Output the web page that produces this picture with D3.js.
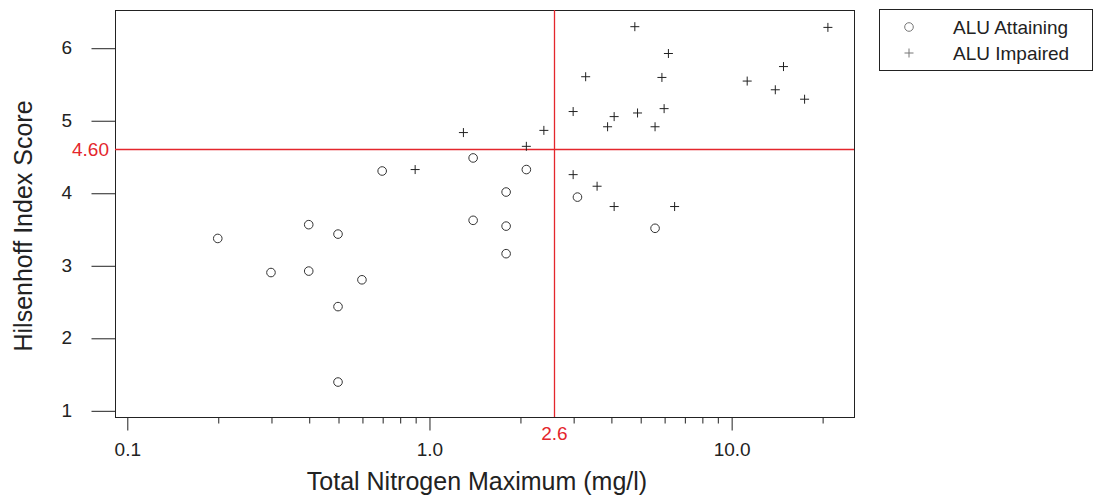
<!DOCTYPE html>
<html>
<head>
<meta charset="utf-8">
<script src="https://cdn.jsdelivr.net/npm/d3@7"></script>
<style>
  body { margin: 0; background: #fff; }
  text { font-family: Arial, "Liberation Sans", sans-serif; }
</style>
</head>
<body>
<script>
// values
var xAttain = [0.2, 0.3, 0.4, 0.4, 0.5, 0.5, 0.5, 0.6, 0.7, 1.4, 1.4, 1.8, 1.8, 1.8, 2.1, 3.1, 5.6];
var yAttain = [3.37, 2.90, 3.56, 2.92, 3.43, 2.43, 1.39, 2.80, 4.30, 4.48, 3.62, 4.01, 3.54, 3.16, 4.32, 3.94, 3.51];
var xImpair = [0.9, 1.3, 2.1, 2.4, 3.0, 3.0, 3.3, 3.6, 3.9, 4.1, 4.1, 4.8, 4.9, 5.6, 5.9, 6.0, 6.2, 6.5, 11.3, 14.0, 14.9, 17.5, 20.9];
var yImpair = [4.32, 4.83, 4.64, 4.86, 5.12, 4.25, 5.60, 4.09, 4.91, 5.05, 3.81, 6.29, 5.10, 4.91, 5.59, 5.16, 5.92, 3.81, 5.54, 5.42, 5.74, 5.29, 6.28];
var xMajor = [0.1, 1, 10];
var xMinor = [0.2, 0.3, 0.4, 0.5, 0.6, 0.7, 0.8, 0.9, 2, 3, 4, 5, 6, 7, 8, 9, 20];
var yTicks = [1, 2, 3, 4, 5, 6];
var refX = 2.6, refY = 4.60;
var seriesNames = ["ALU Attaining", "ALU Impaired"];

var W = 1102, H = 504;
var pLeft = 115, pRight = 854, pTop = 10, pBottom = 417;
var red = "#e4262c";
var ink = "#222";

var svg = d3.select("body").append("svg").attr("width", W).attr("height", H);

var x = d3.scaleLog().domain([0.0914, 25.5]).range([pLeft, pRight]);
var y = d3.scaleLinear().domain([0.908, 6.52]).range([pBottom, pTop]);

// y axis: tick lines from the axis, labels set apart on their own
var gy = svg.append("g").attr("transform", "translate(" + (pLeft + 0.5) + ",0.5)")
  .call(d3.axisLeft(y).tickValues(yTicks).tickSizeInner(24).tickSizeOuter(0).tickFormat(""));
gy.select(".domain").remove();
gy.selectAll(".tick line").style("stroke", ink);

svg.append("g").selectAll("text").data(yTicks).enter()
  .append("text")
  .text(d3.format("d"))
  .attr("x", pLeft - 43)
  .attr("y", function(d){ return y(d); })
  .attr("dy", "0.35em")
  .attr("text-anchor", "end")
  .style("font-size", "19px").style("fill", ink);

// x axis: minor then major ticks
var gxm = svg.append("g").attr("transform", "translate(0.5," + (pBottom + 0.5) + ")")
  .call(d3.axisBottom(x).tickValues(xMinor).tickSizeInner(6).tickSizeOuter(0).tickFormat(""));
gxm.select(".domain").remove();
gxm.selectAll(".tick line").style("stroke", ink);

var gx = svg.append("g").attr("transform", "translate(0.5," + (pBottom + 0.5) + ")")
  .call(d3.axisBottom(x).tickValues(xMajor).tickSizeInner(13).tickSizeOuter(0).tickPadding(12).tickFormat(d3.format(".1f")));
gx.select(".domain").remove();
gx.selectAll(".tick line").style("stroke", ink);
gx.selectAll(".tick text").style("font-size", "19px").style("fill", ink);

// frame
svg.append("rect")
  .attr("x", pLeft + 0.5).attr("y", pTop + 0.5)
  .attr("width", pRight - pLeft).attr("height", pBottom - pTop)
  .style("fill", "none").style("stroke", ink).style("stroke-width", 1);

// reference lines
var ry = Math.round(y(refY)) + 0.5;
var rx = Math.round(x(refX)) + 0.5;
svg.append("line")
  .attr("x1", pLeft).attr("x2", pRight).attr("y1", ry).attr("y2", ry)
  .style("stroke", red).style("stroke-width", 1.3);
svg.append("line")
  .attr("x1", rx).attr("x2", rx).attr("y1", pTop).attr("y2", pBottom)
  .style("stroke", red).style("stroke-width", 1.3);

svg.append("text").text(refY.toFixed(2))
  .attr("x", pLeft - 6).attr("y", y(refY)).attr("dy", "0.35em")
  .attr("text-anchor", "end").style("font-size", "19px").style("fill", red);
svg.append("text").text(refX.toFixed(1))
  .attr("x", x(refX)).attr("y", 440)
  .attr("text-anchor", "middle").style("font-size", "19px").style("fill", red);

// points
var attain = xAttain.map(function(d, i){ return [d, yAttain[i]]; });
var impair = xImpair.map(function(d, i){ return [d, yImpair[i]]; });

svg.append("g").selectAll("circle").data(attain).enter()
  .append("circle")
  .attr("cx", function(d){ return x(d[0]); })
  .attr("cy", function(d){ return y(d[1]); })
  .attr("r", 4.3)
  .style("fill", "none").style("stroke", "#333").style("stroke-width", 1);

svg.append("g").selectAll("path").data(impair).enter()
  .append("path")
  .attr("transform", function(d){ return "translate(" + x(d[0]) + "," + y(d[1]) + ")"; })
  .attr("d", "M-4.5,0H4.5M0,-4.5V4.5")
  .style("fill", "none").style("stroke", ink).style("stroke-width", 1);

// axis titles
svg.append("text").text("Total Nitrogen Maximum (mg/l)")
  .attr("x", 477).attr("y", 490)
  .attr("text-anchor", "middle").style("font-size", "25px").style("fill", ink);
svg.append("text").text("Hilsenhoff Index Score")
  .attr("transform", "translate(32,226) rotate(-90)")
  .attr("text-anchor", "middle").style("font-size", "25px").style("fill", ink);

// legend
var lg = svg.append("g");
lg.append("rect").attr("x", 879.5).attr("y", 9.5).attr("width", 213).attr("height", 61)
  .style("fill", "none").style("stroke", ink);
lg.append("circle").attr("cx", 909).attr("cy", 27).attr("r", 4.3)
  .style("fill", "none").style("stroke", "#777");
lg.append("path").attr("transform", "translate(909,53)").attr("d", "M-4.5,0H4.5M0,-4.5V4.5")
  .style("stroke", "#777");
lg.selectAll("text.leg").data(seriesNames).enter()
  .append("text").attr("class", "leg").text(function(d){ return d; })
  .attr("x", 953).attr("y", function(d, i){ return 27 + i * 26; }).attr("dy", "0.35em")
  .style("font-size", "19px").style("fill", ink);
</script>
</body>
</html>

### WHAT TO DO
Omit the pictures and give the material again, exactly and in full.

### SOLUTION FOR THIS TASK
Output the web page that produces this picture with D3.js.
<!DOCTYPE html>
<html>
<head>
<meta charset="utf-8">
<script src="https://cdn.jsdelivr.net/npm/d3@7"></script>
<style>
  body { margin: 0; background: #fff; }
  text { font-family: Arial, "Liberation Sans", sans-serif; }
</style>
</head>
<body>
<script>
// values
var xAttain = [0.2, 0.3, 0.4, 0.4, 0.5, 0.5, 0.5, 0.6, 0.7, 1.4, 1.4, 1.8, 1.8, 1.8, 2.1, 3.1, 5.6];
var yAttain = [3.37, 2.90, 3.56, 2.92, 3.43, 2.43, 1.39, 2.80, 4.30, 4.48, 3.62, 4.01, 3.54, 3.16, 4.32, 3.94, 3.51];
var xImpair = [0.9, 1.3, 2.1, 2.4, 3.0, 3.0, 3.3, 3.6, 3.9, 4.1, 4.1, 4.8, 4.9, 5.6, 5.9, 6.0, 6.2, 6.5, 11.3, 14.0, 14.9, 17.5, 20.9];
var yImpair = [4.32, 4.83, 4.64, 4.86, 5.12, 4.25, 5.60, 4.09, 4.91, 5.05, 3.81, 6.29, 5.10, 4.91, 5.59, 5.16, 5.92, 3.81, 5.54, 5.42, 5.74, 5.29, 6.28];
var xMajor = [0.1, 1, 10];
var xMinor = [0.2, 0.3, 0.4, 0.5, 0.6, 0.7, 0.8, 0.9, 2, 3, 4, 5, 6, 7, 8, 9, 20];
var yTicks = [1, 2, 3, 4, 5, 6];
var refX = 2.6, refY = 4.60;
var seriesNames = ["ALU Attaining", "ALU Impaired"];

var W = 1102, H = 504;
var pLeft = 115, pRight = 854, pTop = 10, pBottom = 417;
var red = "#e4262c";
var ink = "#222";

var svg = d3.select("body").append("svg").attr("width", W).attr("height", H);

var x = d3.scaleLog().domain([0.0914, 25.5]).range([pLeft, pRight]);
var y = d3.scaleLinear().domain([0.908, 6.52]).range([pBottom, pTop]);

// y axis: tick lines from the axis, labels set apart on their own
var gy = svg.append("g").attr("transform", "translate(" + (pLeft + 0.5) + ",0.5)")
  .call(d3.axisLeft(y).tickValues(yTicks).tickSizeInner(24).tickSizeOuter(0).tickFormat(""));
gy.select(".domain").remove();
gy.selectAll(".tick line").style("stroke", ink);

svg.append("g").selectAll("text").data(yTicks).enter()
  .append("text")
  .text(d3.format("d"))
  .attr("x", pLeft - 43)
  .attr("y", function(d){ return y(d); })
  .attr("dy", "0.35em")
  .attr("text-anchor", "end")
  .style("font-size", "19px").style("fill", ink);

// x axis: minor then major ticks
var gxm = svg.append("g").attr("transform", "translate(0.5," + (pBottom + 0.5) + ")")
  .call(d3.axisBottom(x).tickValues(xMinor).tickSizeInner(6).tickSizeOuter(0).tickFormat(""));
gxm.select(".domain").remove();
gxm.selectAll(".tick line").style("stroke", ink);

var gx = svg.append("g").attr("transform", "translate(0.5," + (pBottom + 0.5) + ")")
  .call(d3.axisBottom(x).tickValues(xMajor).tickSizeInner(13).tickSizeOuter(0).tickPadding(12).tickFormat(d3.format(".1f")));
gx.select(".domain").remove();
gx.selectAll(".tick line").style("stroke", ink);
gx.selectAll(".tick text").style("font-size", "19px").style("fill", ink);

// frame
svg.append("rect")
  .attr("x", pLeft + 0.5).attr("y", pTop + 0.5)
  .attr("width", pRight - pLeft).attr("height", pBottom - pTop)
  .style("fill", "none").style("stroke", ink).style("stroke-width", 1);

// reference lines
var ry = Math.round(y(refY)) + 0.5;
var rx = Math.round(x(refX)) + 0.5;
svg.append("line")
  .attr("x1", pLeft).attr("x2", pRight).attr("y1", ry).attr("y2", ry)
  .style("stroke", red).style("stroke-width", 1.3);
svg.append("line")
  .attr("x1", rx).attr("x2", rx).attr("y1", pTop).attr("y2", pBottom)
  .style("stroke", red).style("stroke-width", 1.3);

svg.append("text").text(refY.toFixed(2))
  .attr("x", pLeft - 6).attr("y", y(refY)).attr("dy", "0.35em")
  .attr("text-anchor", "end").style("font-size", "19px").style("fill", red);
svg.append("text").text(refX.toFixed(1))
  .attr("x", x(refX)).attr("y", 440)
  .attr("text-anchor", "middle").style("font-size", "19px").style("fill", red);

// points
var attain = xAttain.map(function(d, i){ return [d, yAttain[i]]; });
var impair = xImpair.map(function(d, i){ return [d, yImpair[i]]; });

svg.append("g").selectAll("circle").data(attain).enter()
  .append("circle")
  .attr("cx", function(d){ return x(d[0]); })
  .attr("cy", function(d){ return y(d[1]); })
  .attr("r", 4.3)
  .style("fill", "none").style("stroke", "#333").style("stroke-width", 1);

svg.append("g").selectAll("path").data(impair).enter()
  .append("path")
  .attr("transform", function(d){ return "translate(" + x(d[0]) + "," + y(d[1]) + ")"; })
  .attr("d", "M-4.5,0H4.5M0,-4.5V4.5")
  .style("fill", "none").style("stroke", ink).style("stroke-width", 1);

// axis titles
svg.append("text").text("Total Nitrogen Maximum (mg/l)")
  .attr("x", 477).attr("y", 490)
  .attr("text-anchor", "middle").style("font-size", "25px").style("fill", ink);
svg.append("text").text("Hilsenhoff Index Score")
  .attr("transform", "translate(32,226) rotate(-90)")
  .attr("text-anchor", "middle").style("font-size", "25px").style("fill", ink);

// legend
var lg = svg.append("g");
lg.append("rect").attr("x", 879.5).attr("y", 9.5).attr("width", 213).attr("height", 61)
  .style("fill", "none").style("stroke", ink);
lg.append("circle").attr("cx", 909).attr("cy", 27).attr("r", 4.3)
  .style("fill", "none").style("stroke", "#777");
lg.append("path").attr("transform", "translate(909,53)").attr("d", "M-4.5,0H4.5M0,-4.5V4.5")
  .style("stroke", "#777");
lg.selectAll("text.leg").data(seriesNames).enter()
  .append("text").attr("class", "leg").text(function(d){ return d; })
  .attr("x", 953).attr("y", function(d, i){ return 27 + i * 26; }).attr("dy", "0.35em")
  .style("font-size", "19px").style("fill", ink);
</script>
</body>
</html>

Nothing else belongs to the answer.